─── Data for this task
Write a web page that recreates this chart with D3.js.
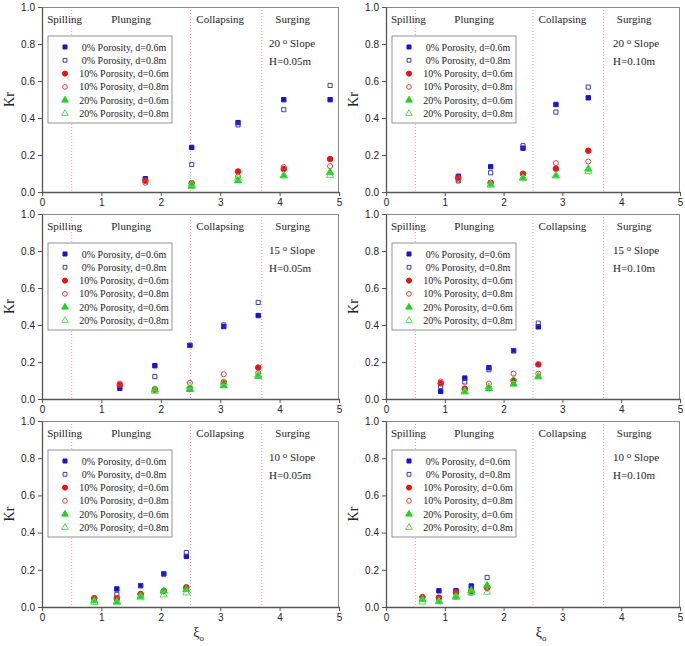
──────
─── Data for this task
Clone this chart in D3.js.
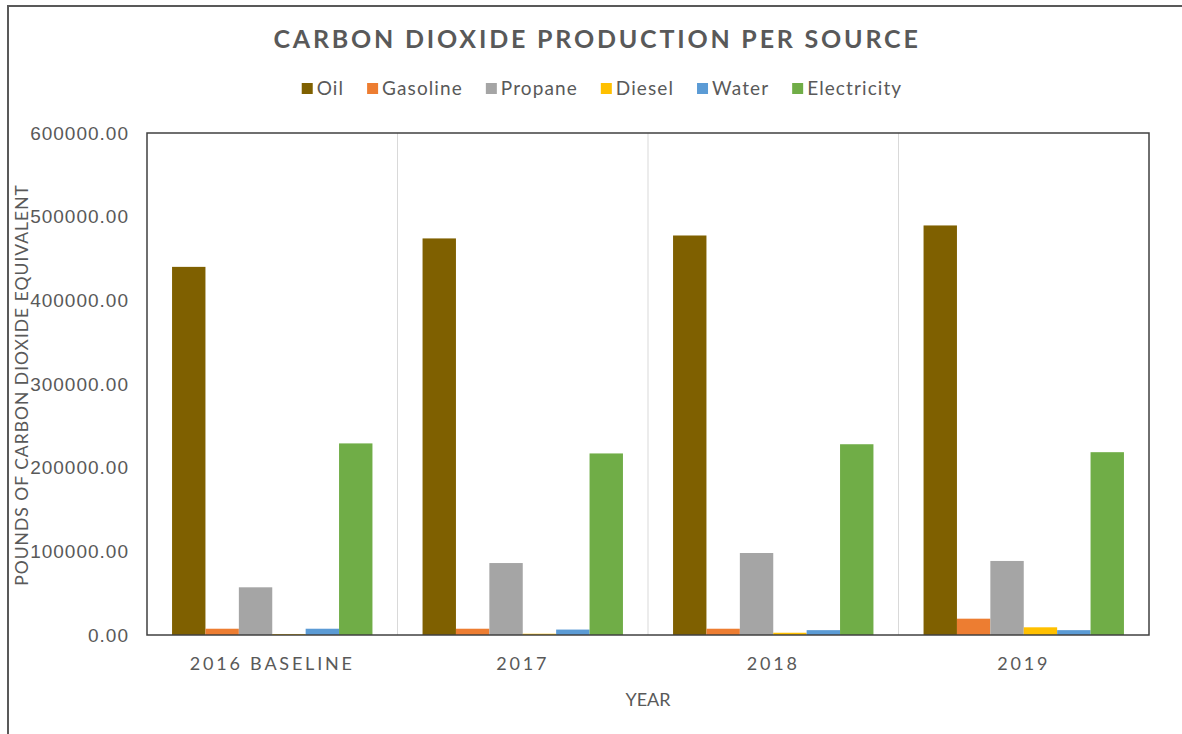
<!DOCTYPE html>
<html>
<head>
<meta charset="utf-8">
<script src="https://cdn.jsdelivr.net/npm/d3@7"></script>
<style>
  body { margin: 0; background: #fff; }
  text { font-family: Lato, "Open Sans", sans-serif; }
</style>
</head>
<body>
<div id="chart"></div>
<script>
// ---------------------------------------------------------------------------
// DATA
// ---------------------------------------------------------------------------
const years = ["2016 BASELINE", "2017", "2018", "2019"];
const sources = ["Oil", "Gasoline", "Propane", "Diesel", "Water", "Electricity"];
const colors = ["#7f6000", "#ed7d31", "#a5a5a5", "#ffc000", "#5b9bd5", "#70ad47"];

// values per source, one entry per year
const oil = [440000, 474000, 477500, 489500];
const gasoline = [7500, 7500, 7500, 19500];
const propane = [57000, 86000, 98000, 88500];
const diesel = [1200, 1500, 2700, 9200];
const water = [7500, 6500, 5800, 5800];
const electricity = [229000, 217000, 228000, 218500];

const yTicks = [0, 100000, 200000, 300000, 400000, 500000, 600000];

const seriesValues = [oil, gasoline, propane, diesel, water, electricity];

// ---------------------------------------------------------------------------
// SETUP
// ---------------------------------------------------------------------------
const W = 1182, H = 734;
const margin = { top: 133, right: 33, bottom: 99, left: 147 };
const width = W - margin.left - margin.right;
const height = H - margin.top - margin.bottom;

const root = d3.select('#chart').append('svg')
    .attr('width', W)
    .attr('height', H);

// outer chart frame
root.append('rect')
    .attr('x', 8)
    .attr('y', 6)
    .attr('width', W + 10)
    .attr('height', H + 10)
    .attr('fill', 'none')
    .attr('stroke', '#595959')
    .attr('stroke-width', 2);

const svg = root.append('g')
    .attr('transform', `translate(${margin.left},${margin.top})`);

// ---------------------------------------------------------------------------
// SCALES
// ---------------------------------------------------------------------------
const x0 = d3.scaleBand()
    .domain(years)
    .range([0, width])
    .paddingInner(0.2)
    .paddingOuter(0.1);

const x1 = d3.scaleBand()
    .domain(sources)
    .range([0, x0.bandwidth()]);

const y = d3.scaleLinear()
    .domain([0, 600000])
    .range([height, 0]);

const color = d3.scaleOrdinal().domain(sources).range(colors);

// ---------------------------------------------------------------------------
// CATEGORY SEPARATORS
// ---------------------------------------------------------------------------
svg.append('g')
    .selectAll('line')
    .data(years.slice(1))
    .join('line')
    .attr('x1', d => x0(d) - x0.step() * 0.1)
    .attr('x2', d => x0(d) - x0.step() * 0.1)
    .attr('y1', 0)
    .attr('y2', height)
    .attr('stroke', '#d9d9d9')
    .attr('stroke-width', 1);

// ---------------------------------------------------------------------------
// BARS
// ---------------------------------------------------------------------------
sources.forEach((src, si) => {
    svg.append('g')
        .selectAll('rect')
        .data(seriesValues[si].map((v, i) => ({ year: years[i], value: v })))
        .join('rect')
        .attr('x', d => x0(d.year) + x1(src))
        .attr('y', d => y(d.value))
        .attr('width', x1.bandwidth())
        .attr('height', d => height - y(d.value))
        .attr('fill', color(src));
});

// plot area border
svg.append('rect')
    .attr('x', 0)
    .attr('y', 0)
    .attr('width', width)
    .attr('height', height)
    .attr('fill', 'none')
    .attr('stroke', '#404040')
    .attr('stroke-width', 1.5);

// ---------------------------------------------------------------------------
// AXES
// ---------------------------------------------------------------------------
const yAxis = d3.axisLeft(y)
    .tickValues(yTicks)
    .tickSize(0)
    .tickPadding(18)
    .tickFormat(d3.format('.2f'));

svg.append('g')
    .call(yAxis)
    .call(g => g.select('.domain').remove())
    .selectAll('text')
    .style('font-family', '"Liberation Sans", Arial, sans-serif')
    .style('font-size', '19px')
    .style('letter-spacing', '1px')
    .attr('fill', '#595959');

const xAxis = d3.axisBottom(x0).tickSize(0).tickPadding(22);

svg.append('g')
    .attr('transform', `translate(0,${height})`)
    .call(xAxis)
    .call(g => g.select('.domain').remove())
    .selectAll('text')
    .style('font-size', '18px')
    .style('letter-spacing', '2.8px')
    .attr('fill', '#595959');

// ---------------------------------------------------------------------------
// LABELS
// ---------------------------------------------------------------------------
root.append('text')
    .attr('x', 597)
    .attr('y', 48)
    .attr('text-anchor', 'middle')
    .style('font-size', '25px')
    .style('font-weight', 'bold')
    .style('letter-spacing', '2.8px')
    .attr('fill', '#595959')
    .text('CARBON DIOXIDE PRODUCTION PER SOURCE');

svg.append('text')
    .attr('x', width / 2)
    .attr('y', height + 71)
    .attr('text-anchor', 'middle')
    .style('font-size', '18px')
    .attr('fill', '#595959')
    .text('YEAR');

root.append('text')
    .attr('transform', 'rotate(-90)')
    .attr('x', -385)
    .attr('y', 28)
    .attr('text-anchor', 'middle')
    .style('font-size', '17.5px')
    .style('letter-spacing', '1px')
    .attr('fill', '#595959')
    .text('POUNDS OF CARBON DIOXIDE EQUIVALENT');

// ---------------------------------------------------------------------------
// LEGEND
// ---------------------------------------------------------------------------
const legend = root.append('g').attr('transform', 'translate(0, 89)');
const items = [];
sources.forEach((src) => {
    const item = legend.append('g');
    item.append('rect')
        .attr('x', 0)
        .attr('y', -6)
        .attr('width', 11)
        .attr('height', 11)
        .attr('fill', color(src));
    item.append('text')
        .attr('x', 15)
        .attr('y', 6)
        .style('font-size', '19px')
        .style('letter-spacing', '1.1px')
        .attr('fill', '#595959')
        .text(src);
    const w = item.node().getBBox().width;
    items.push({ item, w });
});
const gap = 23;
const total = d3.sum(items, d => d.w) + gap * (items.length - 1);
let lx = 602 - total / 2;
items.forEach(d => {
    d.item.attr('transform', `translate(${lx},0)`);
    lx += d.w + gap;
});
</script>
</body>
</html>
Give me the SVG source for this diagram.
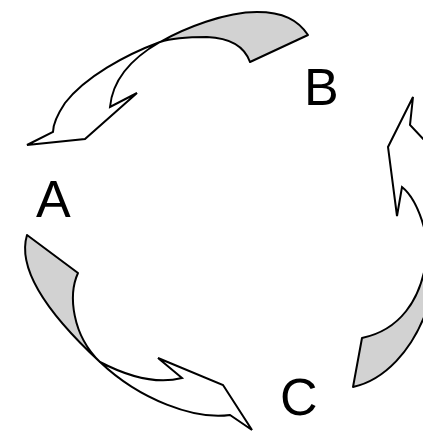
──────
**Written problem**
Only the count is wanted: report how many lines of the material above hold the word "chart".

**Written solution**
5